Ellen Turner and the Founder of New Zealand
Edward Gibbon Wakefield (1796 – 1862) was a British politician who played a key role in the colonization of Australasia, and is considered by many to be the founder of New Zealand. Before that, however, Wakefield had earned a footnote in history as the criminal defendant in a scandalous case involving the abduction and marriage of a 15 year old wealthy heiress.

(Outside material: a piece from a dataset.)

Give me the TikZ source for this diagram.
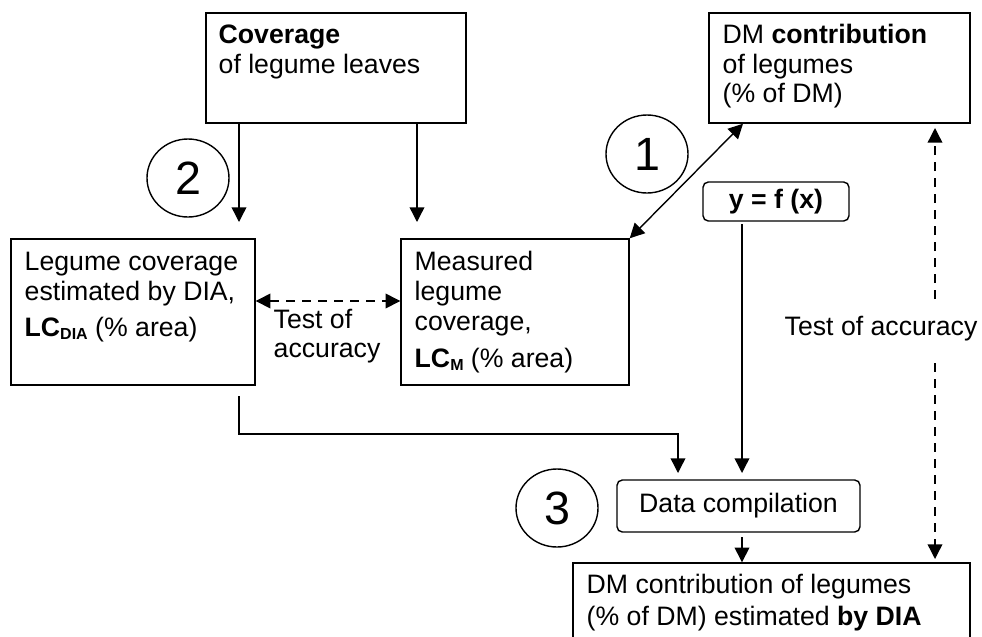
\documentclass[tikz,border=0pt]{standalone}
\usepackage{fontspec}
\setmainfont{Liberation Sans}
\usetikzlibrary{arrows.meta,calc,shapes.geometric}
\begin{document}
\begin{tikzpicture}[x=0.75pt,y=-0.75pt,
  line width=1.05pt,
  box/.style={draw,rectangle,inner sep=0pt},
  rbox/.style={draw,rectangle,rounded corners=4pt,inner sep=0pt},
  num/.style={draw,ellipse,minimum width=82*0.75pt,minimum height=78*0.75pt,inner sep=0pt,font=\fontsize{35}{35}\selectfont},
  txt/.style={anchor=base west,inner sep=0pt,align=left,font=\fontsize{20}{22.5}\selectfont},
  arr/.style={-{Triangle[length=11pt,width=11pt]}},
  darr/.style={{Triangle[length=11pt,width=11pt]}-{Triangle[length=11pt,width=11pt]}},
  dsh/.style={dash pattern=on 6.5pt off 5.5pt}
]
\useasboundingbox (0,0) rectangle (982,636);
\clip (0,0) rectangle (982,636);
% boxes
\node[box,minimum width=260*0.75pt,minimum height=110*0.75pt] (cov) at (336,68) {};
\node[box,minimum width=261*0.75pt,minimum height=110*0.75pt] (dm) at (839.5,68) {};
\node[box,minimum width=244*0.75pt,minimum height=146*0.75pt] (lcdia) at (133,312) {};
\node[box,minimum width=228*0.75pt,minimum height=146*0.75pt] (lcm) at (515,312) {};
\node[rbox,minimum width=146*0.75pt,minimum height=39*0.75pt,font=\fontsize{20}{22.5}\selectfont\bfseries] (yfx) at (776,201.5) {y = f (x)};
\node[rbox,minimum width=243*0.75pt,minimum height=52*0.75pt,font=\fontsize{20}{22.5}\selectfont] (data) at (738.5,506) {Data compilation};
\node[box,minimum width=397*0.75pt,minimum height=97*0.75pt] (final) at (771.5,611.5) {};
% circles
\node[num] (c2) at (188,178) {2};
\node[num] (c1) at (647,154) {1};
\node[num] (c3) at (557,508) {3};
% texts
\node[txt] (tcov1) at (218,43) {\textbf{Coverage}};
\node[txt] (tcov2) at (218,73) {of legume leaves};
\node[txt] (tdm1) at (722,43) {DM \textbf{contribution}};
\node[txt] (tdm2) at (722,73) {of legumes};
\node[txt] (tdm3) at (722,102) {(\% of DM)};
\node[txt] (tl1) at (24,270) {Legume coverage};
\node[txt] (tl2) at (24,300) {estimated by DIA,};
\node[txt] (tl3) at (24,336) {\textbf{LC}\raisebox{-2.5pt}{\fontsize{12}{12}\selectfont\bfseries DIA} (\% area)};
\node[txt] (tm1) at (414,270) {Measured};
\node[txt] (tm2) at (414,300) {legume};
\node[txt] (tm3) at (414,330) {coverage,};
\node[txt] (tm4) at (414,367) {\textbf{LC}\raisebox{-2.5pt}{\fontsize{12}{12}\selectfont\bfseries M} (\% area)};
\node[txt] (ta1) at (273,328) {Test of};
\node[txt] (ta2) at (273,357) {accuracy};
\node[txt] (tr) at (784,335) {Test of accuracy};
\node[txt] (tf1) at (586,593) {DM contribution of legumes};
\node[txt] (tf2) at (586,625) {(\% of DM) estimated \textbf{by DIA}};
% connectors
\coordinate (a1e) at (239,222);
\coordinate (a2e) at (417,222);
\draw[arr] (cov.south -| a1e) -- (a1e);
\draw[arr] (cov.south -| a2e) -- (a2e);
\draw[darr] (lcm.north east) -- (dm.south -| 743,0);
\draw[darr,dsh] (lcdia.east |- 0,301) -- (lcm.west |- 0,301);
\coordinate (yb) at (742,224);
\coordinate (ye) at (742,473);
\draw[arr] (yb) -- (ye);
\coordinate (lb) at (239,396);
\coordinate (lc) at (239,434);
\coordinate (le) at (678,473);
\draw[arr] (lb) -- (lc) -| (le);
\draw[arr] (742,537) -- (final.north -| 742,0);
\coordinate (u1) at (935,299);
\coordinate (u2) at (935,128);
\coordinate (d1) at (935,363);
\coordinate (d2) at (935,559);
\draw[arr,dsh] (u1) -- (u2);
\draw[arr,dsh] (d1) -- (d2);
\end{tikzpicture}
\end{document}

Wakefield had been a diplomatic courier at the tail end of the Napoleonic Wars, before eloping with a 17 year-old wealthy heiress in 1816. It netted him a marriage settlement from her father worth about U$7 million in 2018 dollars. However, his wife died soon after childbirth in 1820, and although now wealthy, Wakefield wanted more money to launch a political career. That quest eventually led him in 1827 to Ellen Turner, the only child of a wealthy textile manufacturer.
However, Ellen was 15, and there was zero chance of her father consenting to the marriage. Undaunted, Wakefield hatched a plot with his brother to elope with Ellen, expecting that her parents would eventually relent and respond as his first wife’s parents had. Accordingly, Wakefield sent a carriage to Ellen’s boarding school in Liverpool, with a message to the headmistress stating that Ellen’s mother was dying, and wished to see her daughter immediately.
Ellen was then taken to a hotel in Manchester, where Wakefield told her that her father’s business empire had collapsed, and that Mr. Turner was now a fugitive, on the run from his creditors. He then convinced Ellen that his banker uncle had agreed to release some funds that would save her father, but only on condition that she wed Wakefield, and that her fugitive father had consented to the marriage.
Ellen agreed, so Wakefield took her across the border to Scotland, whose marriage laws were less strict, and they were married by a blacksmith. Eventually Ellen asked to see her father, and Wakefield promised to make it happen, but the meetings always fell through. Eventually, he convinced her that her father had gone to France, and wanted his daughter and her husband to follow him.
In the meantime, Wakefield had written Ellen’s father, informing him of the wedding. He was disappointed in his expectation that Mr. Turner would react as his first wife’s father. Instead, Ellen’s father, who also happened to be High Sheriff of Cheshire, called in favors from the British Foreign Office, who sent a lawyer and a policeman to France, where they found Turner and Ellen in a Calais hotel. Ellen was returned to her father, and Wakefield and his brother were eventually arrested, tried, convicted, and sentenced to three years’ imprisonment. The marriage was eventually annulled by Parliament.